Example Configurations

C++ Build with Intel with MKL ScaLAPACK+OpenMP on Stampede-2

The following configuration makes sense for the Stampede cluster with Intel 17.0.4,

module list
  1) intel/17.0.4   2) impi/17.0.3   3) git/2.9.0   4) autotools/1.1   5) python/2.7.13   6) xalt/2.0.7   7) TACC

For a static-only C++ build that uses MKL with both threads (usually -mkl=parallel) and ScaLAPACK (usually -mkl=cluster), which can be tricky to combine,

./configure --no-dynamic LIB_PATH="-L$MKLROOT/lib/intel64/" LIBS="-lmkl_scalapack_lp64 -Wl,--start-group -lmkl_intel_lp64 -lmkl_intel_thread -lmkl_core -lmkl_blacs_intelmpi_lp64  -Wl,--end-group -lpthread -lm"

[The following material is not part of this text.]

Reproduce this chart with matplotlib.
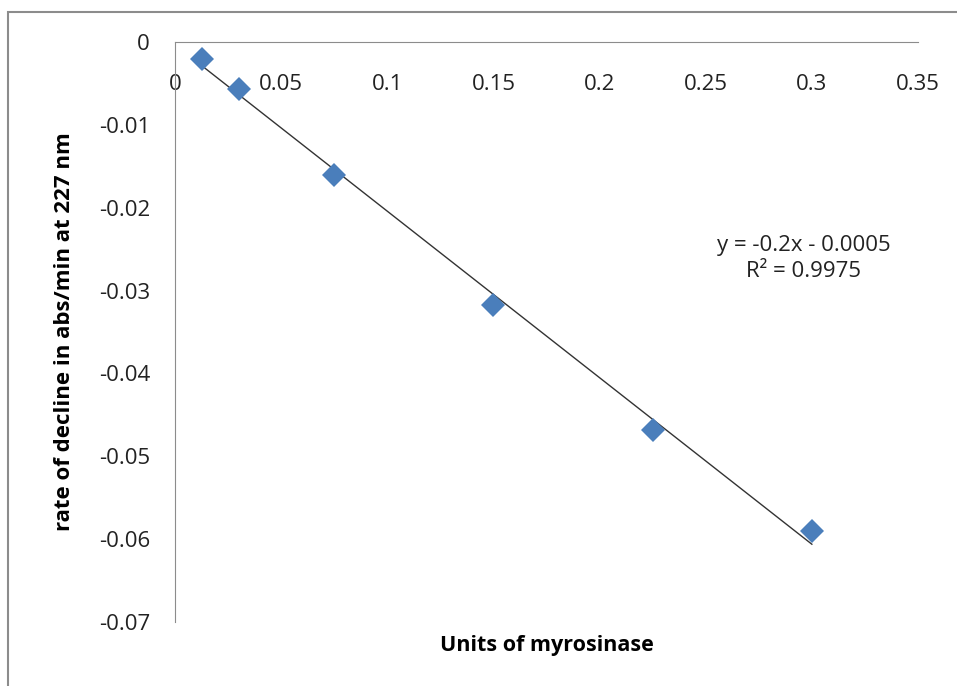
import numpy as np
import matplotlib.pyplot as plt
from matplotlib.patches import Rectangle

# data
units = [0.0125, 0.03, 0.075, 0.15, 0.225, 0.3]
rate = [-0.002, -0.0057, -0.016, -0.0317, -0.0468, -0.059]
x_ticks = [0, 0.05, 0.1, 0.15, 0.2, 0.25, 0.3, 0.35]
y_ticks = [0, -0.01, -0.02, -0.03, -0.04, -0.05, -0.06, -0.07]

plt.rcParams["font.family"] = ["Open Sans", "DejaVu Sans"]

fig = plt.figure(figsize=(9.57, 6.86), dpi=100)
ax = fig.add_axes([175 / 957, 1 - 622 / 686, (918 - 175) / 957, (622 - 42) / 686])

# outer chart frame (cut off at right and bottom like the screenshot)
fig.patches.append(Rectangle((8 / 957, -0.05), 1.2, 1 - 12 / 686 + 0.05,
                             transform=fig.transFigure, fill=False,
                             edgecolor="#8c8c8c", linewidth=1.5))

# linear trendline over the data range
slope, intercept = np.polyfit(units, rate, 1)
xs = np.array([min(units), max(units)])
ax.plot(xs, slope * xs + intercept, color="#333333", linewidth=1.0, zorder=2)

ax.plot(units, rate, linestyle="none", marker="D", markersize=12.5,
        color="#4a7ebb", markeredgewidth=0, zorder=3)

ax.set_xlim(0, 0.35)
ax.set_ylim(-0.07, 0)
ax.set_xticks(x_ticks)
ax.set_xticklabels(["0", "0.05", "0.1", "0.15", "0.2", "0.25", "0.3", "0.35"])
ax.set_yticks(y_ticks)
ax.set_yticklabels(["0", "-0.01", "-0.02", "-0.03", "-0.04", "-0.05", "-0.06", "-0.07"])

for side in ["right", "bottom"]:
    ax.spines[side].set_visible(False)
ax.spines["top"].set_color("#8c8c8c")
ax.spines["left"].set_color("#8c8c8c")
ax.xaxis.set_ticks_position("top")
ax.xaxis.set_label_position("bottom")
ax.tick_params(axis="x", length=0, labeltop=True, labelbottom=False,
               labelsize=16, colors="#222222", direction="in", pad=-38)
ax.tick_params(axis="y", length=0, labelsize=16, colors="#222222", pad=18)

ax.set_xlabel("Units of myrosinase", fontsize=15.5, fontweight="bold", labelpad=9)
ax.set_ylabel("rate of decline in abs/min at 227 nm", fontsize=16,
              fontweight="bold", labelpad=17)

ax.text(0.296, -0.0261, "y = -0.2x - 0.0005\nR² = 0.9975", fontsize=16,
        ha="center", va="center", linespacing=1.3, color="#222222")

plt.savefig("out.png", dpi=100)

For a dynamic-only Python build of CTF that uses sequential MKL, can use the link-line recommended by MKL link-line advisor plus -lmkl_rt to avoid issues with incorrect linkage to static libs. We also set CXXFLAGS="-O3 -no-ipo" to avoid an Intel internal error in compilation,

./configure '--no-static' 'LD_LIB_PATH=-L/opt/intel/compilers_and_libraries_2017.4.196/linux/mkl/lib/intel64 -Wl,--no-as-needed' 'LD_LIBS=-lmkl_scalapack_lp64 -lmkl_gf_lp64 -lmkl_intel_thread -lmkl_core -lmkl_blacs_intelmpi_lp64 -lmkl_def -liomp5 -lpthread -lm -ldl' 'CXXFLAGS=-O2 -no-ipo'

Manual linux dynamic library / Python build with MKL

The use of -lmkl_rt for dynamic library linking seems to have some limitations. On a standard linux configuration, it may link to C++ as opposed to Fortran MKL libraries, which leads to errors in MKL routines for complex types. To fix this, the necessary Fortran MKL libraries need to be specified manually, which also entails other caveats. The following configure specification is valid for a typical linux system configratuon using MKL,

./configure --build-scalapack --build-hptt --no-static LD_LIB_PATH="-L/opt/intel/mkl/lib/intel64/ -Wl,-no-as-needed" LD_LIBS="-lmkl_gf_lp64 -lmkl_intel_thread -lmkl_core -lmkl_def -liomp5" LDFLAGS="-lpthread -lm -ldl -lgfortran"

after running configure in this way, run make python to build the python libs, and/or make python_test2 to test them with a 2 process execution.